- _What you are asked to do_
Please write the listing below out again exactly, leaving every picture behind.

════════

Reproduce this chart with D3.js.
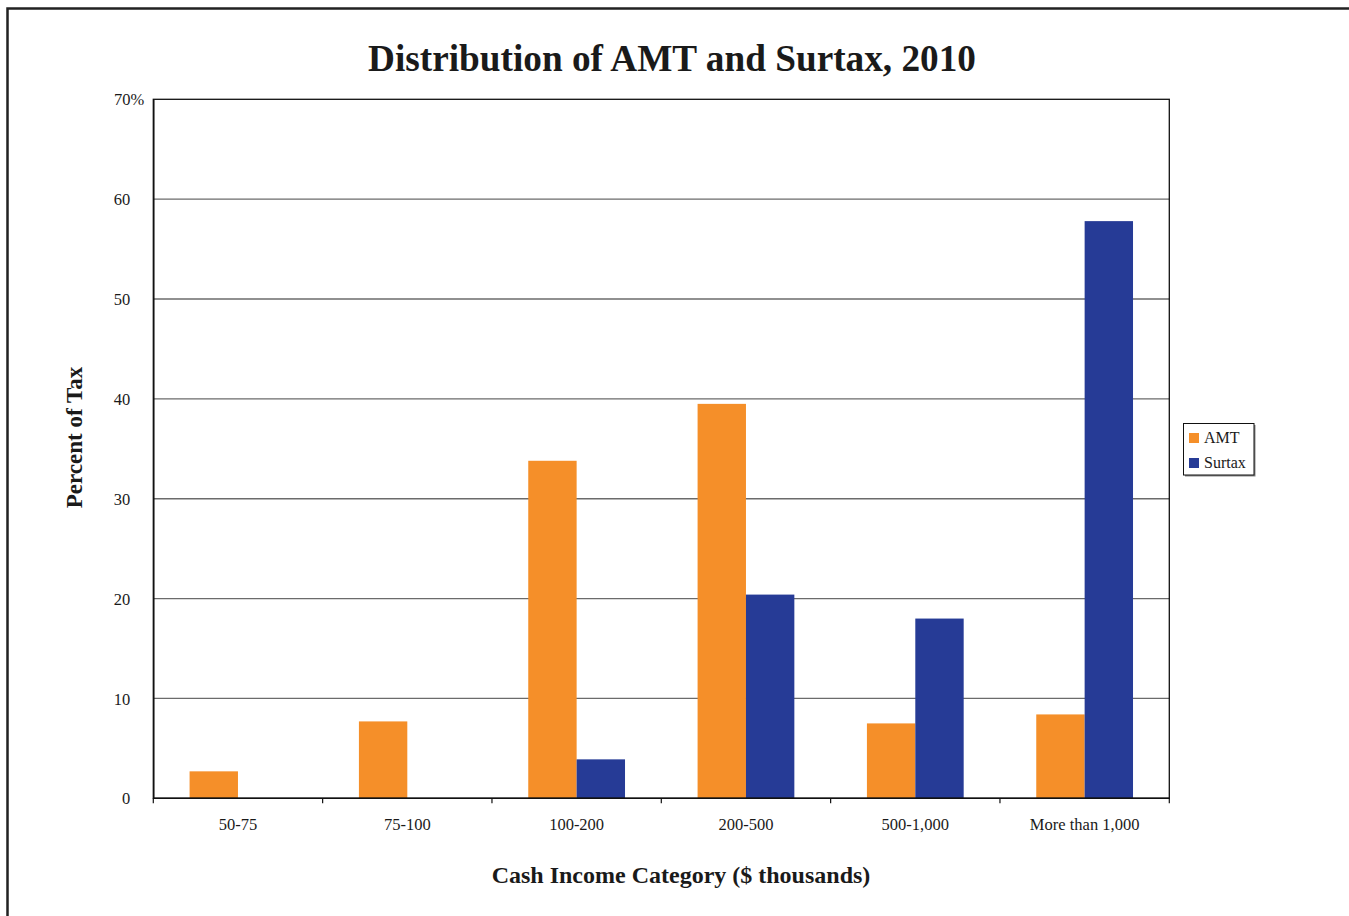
<!DOCTYPE html>
<html>
<head>
<meta charset="utf-8">
<script src="https://cdn.jsdelivr.net/npm/d3@7"></script>
<style>
  html, body { margin: 0; padding: 0; background: #fff; }
  svg { display: block; }
  text { font-family: "Liberation Serif", "Times New Roman", serif; fill: #1a1a1a; }
</style>
</head>
<body>
<script>
const categories = ["50-75", "75-100", "100-200", "200-500", "500-1,000", "More than 1,000"];
const seriesNames = ["AMT", "Surtax"];
const amtValues = [2.7, 7.7, 33.8, 39.5, 7.5, 8.4];
const surtaxValues = [0, 0, 3.9, 20.4, 18.0, 57.8];
const yTicks = [0, 10, 20, 30, 40, 50, 60, 70];
const seriesColors = ["#F58F29", "#263B96"];

const W = 1349, H = 916;
const plot = { left: 153.3, right: 1169.3, top: 99.3, bottom: 798.3 };

const svg = d3.select("body").append("svg").attr("width", W).attr("height", H);

// outer frame
svg.append("rect").attr("x", 7.5).attr("y", 8.5).attr("width", W + 20).attr("height", H + 20)
  .attr("fill", "none").attr("stroke", "#222").attr("stroke-width", 2.5);

const x0 = d3.scaleBand().domain(categories).range([plot.left, plot.right]).padding(0);
const x1 = d3.scaleBand().domain(seriesNames).range([0, x0.bandwidth()]).paddingInner(0).paddingOuter(0.75);
const y = d3.scaleLinear().domain([0, 70]).range([plot.bottom, plot.top]);
const color = d3.scaleOrdinal().domain(seriesNames).range(seriesColors);

// gridlines
svg.append("g").selectAll("line").data(yTicks.filter(d => d > 0 && d < 70)).join("line")
  .attr("x1", plot.left).attr("x2", plot.right)
  .attr("y1", d => y(d)).attr("y2", d => y(d))
  .attr("stroke", "#6b6b6b").attr("stroke-width", 1.3);

// bars
const rows = categories.map((c, i) => ({ cat: c, vals: [amtValues[i], surtaxValues[i]] }));
const groups = svg.append("g").selectAll("g").data(rows).join("g")
  .attr("transform", d => `translate(${x0(d.cat)},0)`);
groups.selectAll("rect").data(d => d.vals.map((v, j) => ({ key: seriesNames[j], v })).filter(e => e.v > 0)).join("rect")
  .attr("x", d => x1(d.key)).attr("width", x1.bandwidth())
  .attr("y", d => y(d.v)).attr("height", d => y(0) - y(d.v))
  .attr("fill", d => color(d.key));

// plot border (top/right)
svg.append("rect").attr("x", plot.left).attr("y", plot.top)
  .attr("width", plot.right - plot.left).attr("height", plot.bottom - plot.top)
  .attr("fill", "none").attr("stroke", "#111").attr("stroke-width", 1.3);

// y axis labels
const yAxis = d3.axisLeft(y).tickValues(yTicks).tickSize(0).tickPadding(0)
  .tickFormat(d => d === 70 ? "70%" : String(d));
const gy = svg.append("g").attr("transform", `translate(${plot.left},0)`).call(yAxis);
gy.select(".domain").attr("stroke", "#111").attr("stroke-width", 1.5);
gy.selectAll("text")
  .attr("font-family", "Liberation Serif, serif").attr("font-size", 16.5).attr("fill", "#1a1a1a")
  .attr("x", d => d === 70 ? -9 : -23).attr("dy", "0.34em");

// x axis
const boundaries = categories.map(c => x0(c)).concat([plot.right]);
svg.append("g").selectAll("line").data(boundaries).join("line")
  .attr("x1", d => d).attr("x2", d => d).attr("y1", plot.bottom).attr("y2", plot.bottom + 5)
  .attr("stroke", "#111").attr("stroke-width", 1.2);
svg.append("line").attr("x1", plot.left).attr("x2", plot.right)
  .attr("y1", plot.bottom).attr("y2", plot.bottom).attr("stroke", "#111").attr("stroke-width", 1.6);
svg.append("g").selectAll("text").data(categories).join("text")
  .attr("x", d => x0(d) + x0.bandwidth() / 2).attr("y", 830)
  .attr("text-anchor", "middle").attr("font-size", 16.5).text(d => d);

// title
svg.append("text").attr("x", 672).attr("y", 71).attr("text-anchor", "middle")
  .attr("font-size", 38).attr("font-weight", "bold")
  .attr("textLength", 608).attr("lengthAdjust", "spacingAndGlyphs")
  .text("Distribution of AMT and Surtax, 2010");

// axis titles
svg.append("text").attr("x", 681).attr("y", 883).attr("text-anchor", "middle")
  .attr("font-size", 24).attr("font-weight", "bold")
  .text("Cash Income Category ($ thousands)");
svg.append("text").attr("transform", "translate(82,437.5) rotate(-90)").attr("text-anchor", "middle")
  .attr("font-size", 23).attr("font-weight", "bold")
  .text("Percent of Tax");

// legend
const lg = svg.append("g");
lg.append("rect").attr("x", 1185).attr("y", 425).attr("width", 70.5).attr("height", 51.5).attr("fill", "#888");
lg.append("rect").attr("x", 1183.5).attr("y", 423.5).attr("width", 70.5).attr("height", 51.5)
  .attr("fill", "#fff").attr("stroke", "#111").attr("stroke-width", 1);
const items = lg.selectAll("g.item").data(seriesNames).join("g").attr("class", "item")
  .attr("transform", (d, i) => `translate(1189,${433 + i * 25})`);
items.append("rect").attr("width", 10).attr("height", 10).attr("fill", d => color(d));
items.append("text").attr("x", 15).attr("y", 9.7).attr("font-size", 16).text(d => d);
</script>
</body>
</html>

════════

- _Solution_
Reproduce this chart with D3.js.
<!DOCTYPE html>
<html>
<head>
<meta charset="utf-8">
<script src="https://cdn.jsdelivr.net/npm/d3@7"></script>
<style>
  html, body { margin: 0; padding: 0; background: #fff; }
  svg { display: block; }
  text { font-family: "Liberation Serif", "Times New Roman", serif; fill: #1a1a1a; }
</style>
</head>
<body>
<script>
const categories = ["50-75", "75-100", "100-200", "200-500", "500-1,000", "More than 1,000"];
const seriesNames = ["AMT", "Surtax"];
const amtValues = [2.7, 7.7, 33.8, 39.5, 7.5, 8.4];
const surtaxValues = [0, 0, 3.9, 20.4, 18.0, 57.8];
const yTicks = [0, 10, 20, 30, 40, 50, 60, 70];
const seriesColors = ["#F58F29", "#263B96"];

const W = 1349, H = 916;
const plot = { left: 153.3, right: 1169.3, top: 99.3, bottom: 798.3 };

const svg = d3.select("body").append("svg").attr("width", W).attr("height", H);

// outer frame
svg.append("rect").attr("x", 7.5).attr("y", 8.5).attr("width", W + 20).attr("height", H + 20)
  .attr("fill", "none").attr("stroke", "#222").attr("stroke-width", 2.5);

const x0 = d3.scaleBand().domain(categories).range([plot.left, plot.right]).padding(0);
const x1 = d3.scaleBand().domain(seriesNames).range([0, x0.bandwidth()]).paddingInner(0).paddingOuter(0.75);
const y = d3.scaleLinear().domain([0, 70]).range([plot.bottom, plot.top]);
const color = d3.scaleOrdinal().domain(seriesNames).range(seriesColors);

// gridlines
svg.append("g").selectAll("line").data(yTicks.filter(d => d > 0 && d < 70)).join("line")
  .attr("x1", plot.left).attr("x2", plot.right)
  .attr("y1", d => y(d)).attr("y2", d => y(d))
  .attr("stroke", "#6b6b6b").attr("stroke-width", 1.3);

// bars
const rows = categories.map((c, i) => ({ cat: c, vals: [amtValues[i], surtaxValues[i]] }));
const groups = svg.append("g").selectAll("g").data(rows).join("g")
  .attr("transform", d => `translate(${x0(d.cat)},0)`);
groups.selectAll("rect").data(d => d.vals.map((v, j) => ({ key: seriesNames[j], v })).filter(e => e.v > 0)).join("rect")
  .attr("x", d => x1(d.key)).attr("width", x1.bandwidth())
  .attr("y", d => y(d.v)).attr("height", d => y(0) - y(d.v))
  .attr("fill", d => color(d.key));

// plot border (top/right)
svg.append("rect").attr("x", plot.left).attr("y", plot.top)
  .attr("width", plot.right - plot.left).attr("height", plot.bottom - plot.top)
  .attr("fill", "none").attr("stroke", "#111").attr("stroke-width", 1.3);

// y axis labels
const yAxis = d3.axisLeft(y).tickValues(yTicks).tickSize(0).tickPadding(0)
  .tickFormat(d => d === 70 ? "70%" : String(d));
const gy = svg.append("g").attr("transform", `translate(${plot.left},0)`).call(yAxis);
gy.select(".domain").attr("stroke", "#111").attr("stroke-width", 1.5);
gy.selectAll("text")
  .attr("font-family", "Liberation Serif, serif").attr("font-size", 16.5).attr("fill", "#1a1a1a")
  .attr("x", d => d === 70 ? -9 : -23).attr("dy", "0.34em");

// x axis
const boundaries = categories.map(c => x0(c)).concat([plot.right]);
svg.append("g").selectAll("line").data(boundaries).join("line")
  .attr("x1", d => d).attr("x2", d => d).attr("y1", plot.bottom).attr("y2", plot.bottom + 5)
  .attr("stroke", "#111").attr("stroke-width", 1.2);
svg.append("line").attr("x1", plot.left).attr("x2", plot.right)
  .attr("y1", plot.bottom).attr("y2", plot.bottom).attr("stroke", "#111").attr("stroke-width", 1.6);
svg.append("g").selectAll("text").data(categories).join("text")
  .attr("x", d => x0(d) + x0.bandwidth() / 2).attr("y", 830)
  .attr("text-anchor", "middle").attr("font-size", 16.5).text(d => d);

// title
svg.append("text").attr("x", 672).attr("y", 71).attr("text-anchor", "middle")
  .attr("font-size", 38).attr("font-weight", "bold")
  .attr("textLength", 608).attr("lengthAdjust", "spacingAndGlyphs")
  .text("Distribution of AMT and Surtax, 2010");

// axis titles
svg.append("text").attr("x", 681).attr("y", 883).attr("text-anchor", "middle")
  .attr("font-size", 24).attr("font-weight", "bold")
  .text("Cash Income Category ($ thousands)");
svg.append("text").attr("transform", "translate(82,437.5) rotate(-90)").attr("text-anchor", "middle")
  .attr("font-size", 23).attr("font-weight", "bold")
  .text("Percent of Tax");

// legend
const lg = svg.append("g");
lg.append("rect").attr("x", 1185).attr("y", 425).attr("width", 70.5).attr("height", 51.5).attr("fill", "#888");
lg.append("rect").attr("x", 1183.5).attr("y", 423.5).attr("width", 70.5).attr("height", 51.5)
  .attr("fill", "#fff").attr("stroke", "#111").attr("stroke-width", 1);
const items = lg.selectAll("g.item").data(seriesNames).join("g").attr("class", "item")
  .attr("transform", (d, i) => `translate(1189,${433 + i * 25})`);
items.append("rect").attr("width", 10).attr("height", 10).attr("fill", d => color(d));
items.append("text").attr("x", 15).attr("y", 9.7).attr("font-size", 16).text(d => d);
</script>
</body>
</html>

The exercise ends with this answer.